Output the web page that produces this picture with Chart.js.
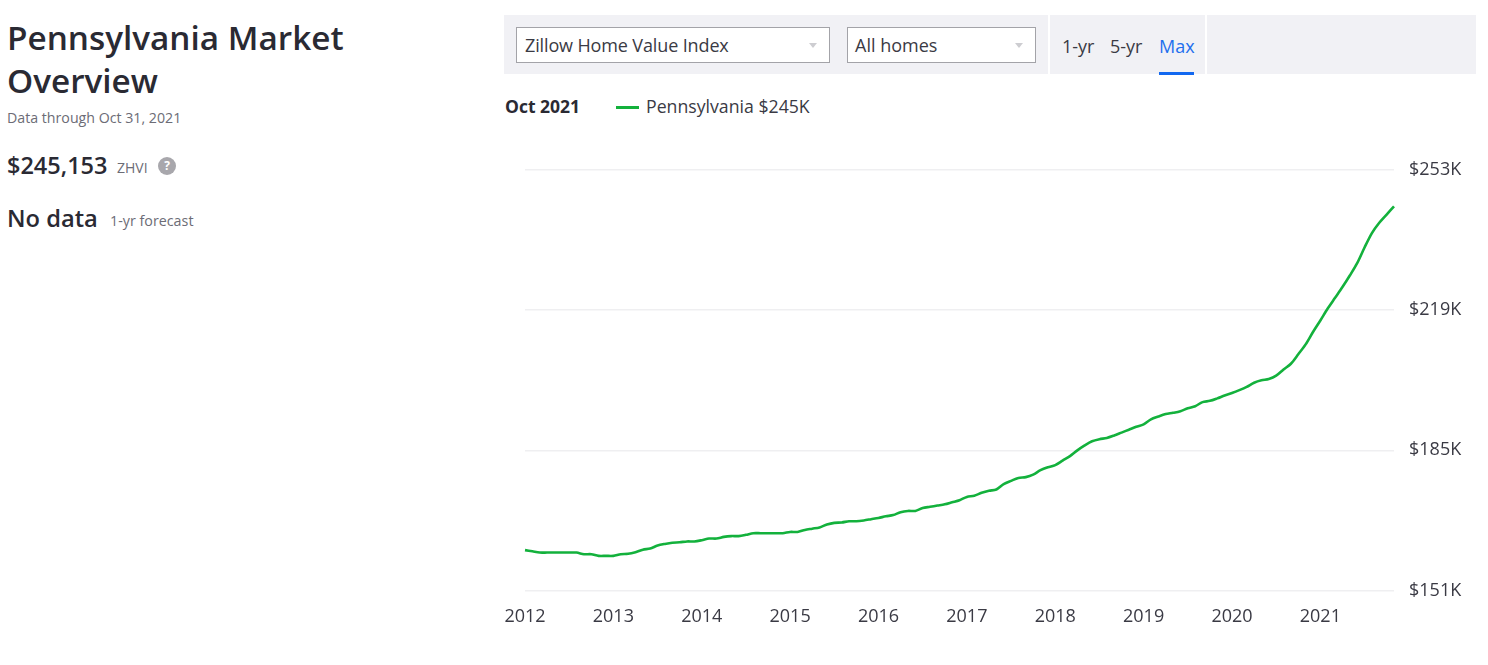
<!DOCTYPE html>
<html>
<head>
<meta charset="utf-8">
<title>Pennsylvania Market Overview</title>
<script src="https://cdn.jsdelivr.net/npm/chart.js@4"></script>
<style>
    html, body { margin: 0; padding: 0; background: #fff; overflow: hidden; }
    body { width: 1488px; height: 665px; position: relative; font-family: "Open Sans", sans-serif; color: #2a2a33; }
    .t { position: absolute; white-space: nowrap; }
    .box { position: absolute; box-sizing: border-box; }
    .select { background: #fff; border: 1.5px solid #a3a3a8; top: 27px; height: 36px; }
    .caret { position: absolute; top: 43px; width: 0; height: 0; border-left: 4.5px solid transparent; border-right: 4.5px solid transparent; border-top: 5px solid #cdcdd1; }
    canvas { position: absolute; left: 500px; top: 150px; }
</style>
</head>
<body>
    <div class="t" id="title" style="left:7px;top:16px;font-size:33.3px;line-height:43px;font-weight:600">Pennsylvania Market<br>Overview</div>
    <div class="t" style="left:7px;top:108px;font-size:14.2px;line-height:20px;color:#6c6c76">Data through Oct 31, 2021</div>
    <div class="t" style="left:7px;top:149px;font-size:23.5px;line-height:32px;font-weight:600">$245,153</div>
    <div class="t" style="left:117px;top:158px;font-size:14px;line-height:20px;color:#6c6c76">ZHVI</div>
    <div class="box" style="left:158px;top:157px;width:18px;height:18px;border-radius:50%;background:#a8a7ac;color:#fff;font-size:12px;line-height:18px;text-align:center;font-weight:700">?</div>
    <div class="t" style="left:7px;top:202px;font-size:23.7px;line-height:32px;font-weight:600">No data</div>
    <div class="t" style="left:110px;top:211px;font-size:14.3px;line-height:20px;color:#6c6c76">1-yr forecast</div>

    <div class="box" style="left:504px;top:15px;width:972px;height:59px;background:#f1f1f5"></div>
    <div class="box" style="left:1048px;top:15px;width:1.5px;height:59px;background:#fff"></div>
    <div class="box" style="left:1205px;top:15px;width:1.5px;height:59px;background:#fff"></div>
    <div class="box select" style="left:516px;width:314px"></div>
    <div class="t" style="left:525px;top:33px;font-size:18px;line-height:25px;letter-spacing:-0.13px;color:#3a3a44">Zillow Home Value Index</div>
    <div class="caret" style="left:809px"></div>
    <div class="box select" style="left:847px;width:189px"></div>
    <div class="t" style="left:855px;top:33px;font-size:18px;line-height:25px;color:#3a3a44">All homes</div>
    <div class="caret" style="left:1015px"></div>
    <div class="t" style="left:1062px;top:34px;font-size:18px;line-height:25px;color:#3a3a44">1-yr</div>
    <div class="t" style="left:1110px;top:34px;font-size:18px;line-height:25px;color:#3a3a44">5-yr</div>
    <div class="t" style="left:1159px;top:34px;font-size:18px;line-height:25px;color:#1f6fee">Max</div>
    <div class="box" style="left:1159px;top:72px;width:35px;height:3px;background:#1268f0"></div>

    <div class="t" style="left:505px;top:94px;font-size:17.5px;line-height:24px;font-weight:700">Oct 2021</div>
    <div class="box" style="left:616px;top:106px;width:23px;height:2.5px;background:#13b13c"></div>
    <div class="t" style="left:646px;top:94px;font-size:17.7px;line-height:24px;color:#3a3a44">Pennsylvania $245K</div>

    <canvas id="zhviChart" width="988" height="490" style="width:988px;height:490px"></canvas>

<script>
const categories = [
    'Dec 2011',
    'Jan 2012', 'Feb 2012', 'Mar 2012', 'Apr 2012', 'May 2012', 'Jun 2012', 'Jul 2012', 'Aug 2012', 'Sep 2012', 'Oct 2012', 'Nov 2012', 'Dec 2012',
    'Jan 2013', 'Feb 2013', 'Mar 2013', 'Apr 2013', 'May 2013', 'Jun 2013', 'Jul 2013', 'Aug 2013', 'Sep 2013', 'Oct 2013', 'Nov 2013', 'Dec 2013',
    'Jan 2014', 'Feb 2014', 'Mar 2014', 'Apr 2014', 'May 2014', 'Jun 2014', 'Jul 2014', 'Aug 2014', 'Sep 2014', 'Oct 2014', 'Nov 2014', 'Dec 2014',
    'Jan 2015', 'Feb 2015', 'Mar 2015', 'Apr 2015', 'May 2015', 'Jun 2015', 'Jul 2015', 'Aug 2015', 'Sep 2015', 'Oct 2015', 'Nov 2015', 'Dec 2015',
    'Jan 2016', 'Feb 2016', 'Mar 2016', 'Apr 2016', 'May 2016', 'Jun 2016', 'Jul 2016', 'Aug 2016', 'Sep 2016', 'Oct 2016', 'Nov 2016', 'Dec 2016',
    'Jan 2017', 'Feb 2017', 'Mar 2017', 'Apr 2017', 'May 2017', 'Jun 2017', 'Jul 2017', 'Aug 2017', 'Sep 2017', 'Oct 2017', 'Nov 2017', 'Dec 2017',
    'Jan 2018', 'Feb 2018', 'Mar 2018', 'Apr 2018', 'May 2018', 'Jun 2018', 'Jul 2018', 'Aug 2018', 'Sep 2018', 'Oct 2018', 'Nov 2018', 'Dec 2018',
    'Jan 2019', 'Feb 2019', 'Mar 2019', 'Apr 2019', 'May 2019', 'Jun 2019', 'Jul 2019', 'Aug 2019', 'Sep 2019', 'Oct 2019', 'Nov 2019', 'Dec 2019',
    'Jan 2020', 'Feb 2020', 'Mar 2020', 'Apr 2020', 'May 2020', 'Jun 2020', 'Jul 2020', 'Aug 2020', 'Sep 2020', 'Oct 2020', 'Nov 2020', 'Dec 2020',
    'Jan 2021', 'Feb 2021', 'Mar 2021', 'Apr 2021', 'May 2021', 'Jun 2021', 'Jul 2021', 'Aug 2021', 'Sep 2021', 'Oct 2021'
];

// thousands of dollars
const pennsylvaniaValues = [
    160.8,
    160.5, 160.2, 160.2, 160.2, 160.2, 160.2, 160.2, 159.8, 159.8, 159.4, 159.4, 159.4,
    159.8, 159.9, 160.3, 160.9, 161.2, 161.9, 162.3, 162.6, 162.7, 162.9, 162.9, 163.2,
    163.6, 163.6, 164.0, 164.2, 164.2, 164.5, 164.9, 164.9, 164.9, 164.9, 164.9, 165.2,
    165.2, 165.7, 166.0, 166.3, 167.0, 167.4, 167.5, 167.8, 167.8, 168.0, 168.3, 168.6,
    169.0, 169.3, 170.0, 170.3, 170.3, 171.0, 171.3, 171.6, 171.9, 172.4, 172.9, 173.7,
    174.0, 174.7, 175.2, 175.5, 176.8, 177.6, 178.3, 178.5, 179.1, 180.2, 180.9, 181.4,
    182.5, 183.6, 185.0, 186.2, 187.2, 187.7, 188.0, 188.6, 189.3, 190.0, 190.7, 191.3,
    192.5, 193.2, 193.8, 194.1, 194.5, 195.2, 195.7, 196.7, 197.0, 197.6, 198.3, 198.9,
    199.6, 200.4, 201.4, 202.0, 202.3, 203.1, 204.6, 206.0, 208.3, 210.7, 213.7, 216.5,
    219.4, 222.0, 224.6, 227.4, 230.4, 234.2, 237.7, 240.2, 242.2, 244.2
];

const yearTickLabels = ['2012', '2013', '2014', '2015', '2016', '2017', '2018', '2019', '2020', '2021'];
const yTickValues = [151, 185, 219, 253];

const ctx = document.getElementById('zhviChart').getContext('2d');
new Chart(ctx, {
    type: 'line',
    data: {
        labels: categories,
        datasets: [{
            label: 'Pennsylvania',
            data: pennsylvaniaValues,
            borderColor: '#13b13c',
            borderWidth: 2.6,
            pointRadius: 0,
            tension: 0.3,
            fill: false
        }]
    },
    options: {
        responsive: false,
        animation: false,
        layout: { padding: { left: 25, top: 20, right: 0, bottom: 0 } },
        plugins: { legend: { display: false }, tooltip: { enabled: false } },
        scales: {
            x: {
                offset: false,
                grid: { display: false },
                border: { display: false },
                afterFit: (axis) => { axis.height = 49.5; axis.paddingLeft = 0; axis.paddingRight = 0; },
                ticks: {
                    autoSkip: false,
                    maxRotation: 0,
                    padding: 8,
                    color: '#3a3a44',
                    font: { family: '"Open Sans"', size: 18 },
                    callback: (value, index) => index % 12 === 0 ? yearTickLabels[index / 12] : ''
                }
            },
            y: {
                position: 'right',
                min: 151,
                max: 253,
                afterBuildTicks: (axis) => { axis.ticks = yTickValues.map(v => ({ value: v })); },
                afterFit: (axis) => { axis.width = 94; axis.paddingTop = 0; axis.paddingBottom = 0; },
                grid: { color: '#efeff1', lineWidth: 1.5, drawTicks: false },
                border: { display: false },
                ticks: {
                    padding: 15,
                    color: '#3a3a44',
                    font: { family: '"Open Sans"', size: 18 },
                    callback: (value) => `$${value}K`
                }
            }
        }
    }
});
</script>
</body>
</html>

**Task to carry out**
Report how many lines in this data include the string "picture", and nothing else.

**Task output**
1